Berman on Rigoulot on the Spirit of Vichy

Paul Berman's review article (free registration required) in The New Republic on several books by anti-anti-American French authors quotes a passage from Pierre Rigoulot's L'Antiaméricanisme: Critique d'un prêt-à-penser rétrograde et chauvin that Berman characterizes as "pretty ferocious":
Rigoulot ... thinks that the French intellectual and political elite, by muttering constantly about the evils of the United States, has rendered itself numb to any of the pricks of conscience that ought to have stimulated France into playing a more responsible role in the world.
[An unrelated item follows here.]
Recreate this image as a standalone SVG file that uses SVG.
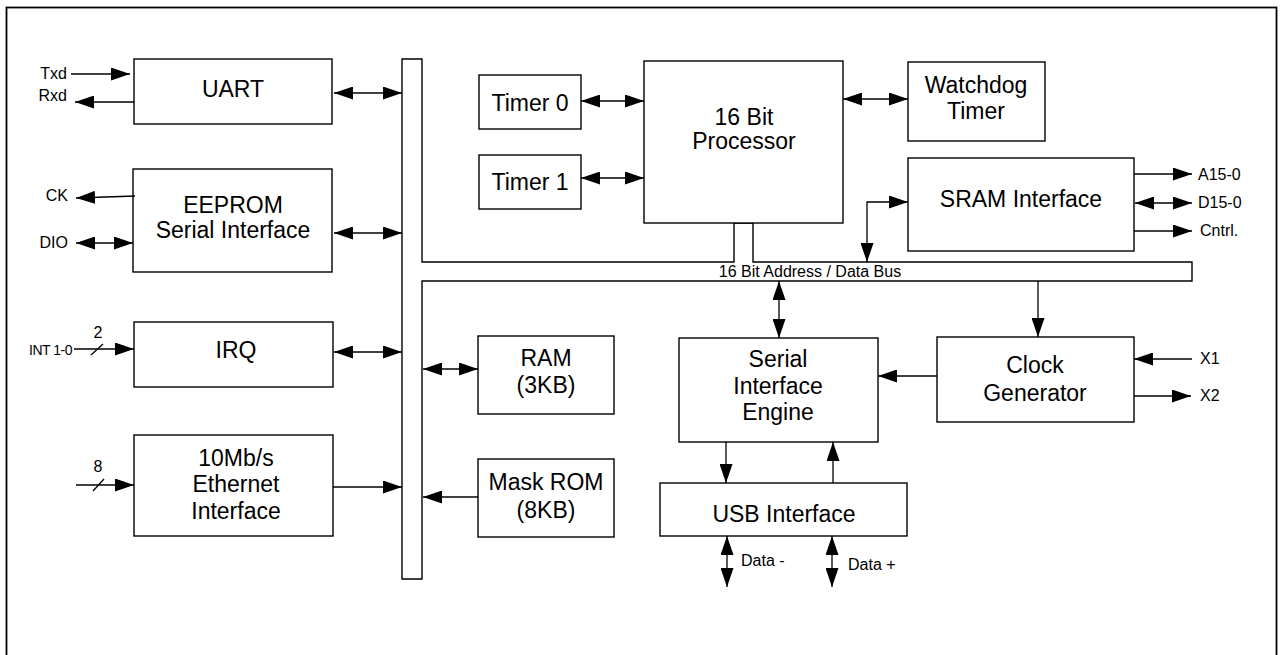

This numbing, this reticence to take action, this refusal to take risks has a name: it is the spirit of Vichy. The spirit of Vichy continues to haunt France despite the defeat of the French state and the expiatory trials conducted during these last years. Vichy is not just complicity with the genocide of the Jews: it is a pacifist and past-oriented vision of the world. And it is above all a refusal to participate in the troubles and misfortunes that are engendered by all resistance and by any pursuit of a "warrior adventure." Vichy is the belief that one can remove oneself from history and from its necessarily tragic dimensions, the belief that one can evoke moral principles in order to avoid combat--yesterday against Nazism, today against radical Islamism. This spirit is stronger than ever.
And not just in France, of course. The normal response of most civilized people is not just to let sleeping dogs lie, but to keep rabid dogs outside the fence, beyond civilization. But fellow human beings also live out there, beyond the pale, down in the Gap. What is to be done about them?